The purpose of teaching the release command is to train aggression out of your dog, while still showing that you are in control. For instance, many owners make the mistake of either snatching an item out of their dog’s mouth or allowing there dog possession of an item after playing tug-of-war with them. Both of these instances can lead to aggression and an over-dominant dog.

If you take an item out of your Labradoodle’s mouth by force, you are teaching the dog to fight with you. On the other hand, although it’s not a bad idea to allow your dog to win on occasion, if you continuously allow your dog possession of a toy after fighting over it (I.E. game of tug-of-war), the type of Labradoodle training you are encouraging is telling your dog that he/she has control over you, because you always give in.

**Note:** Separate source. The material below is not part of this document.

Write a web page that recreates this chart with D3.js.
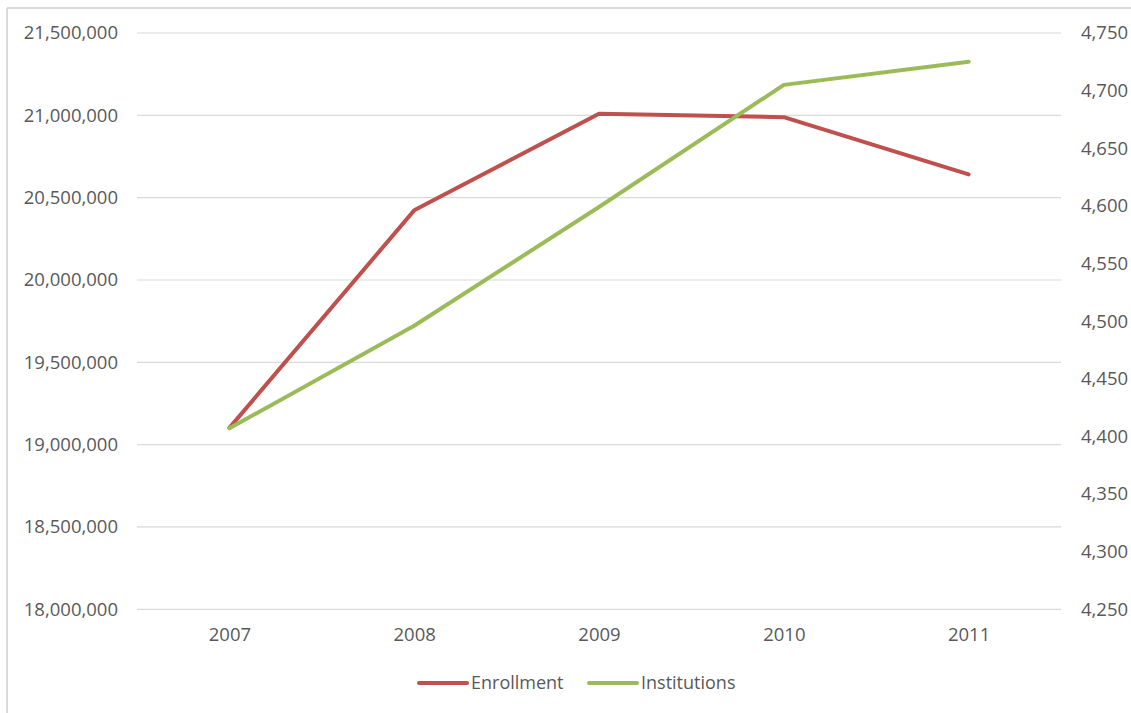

The following is how you can implement the release command –

1. Choose the word command you will use (I.E. “Give” or “Let Go!” etc.)

2. When your dog is holding an item you want him to let go of, give the command and position your hand over your dog’s muzzle and place your fingers on the sides of your dog’s lips. Proceed to squeeze his/her lips against the teeth, which should cause him/her to release the object.

3. Continue this 4 -5 times or until your dog releases the object on command.

If your dog attempts to bite or nip at your hand when you perform the above Labradoodle training technique, you can try another method such as giving the command and offering your dog a treat for the toy, or offering a more favorable toy in exchange for the possessed item.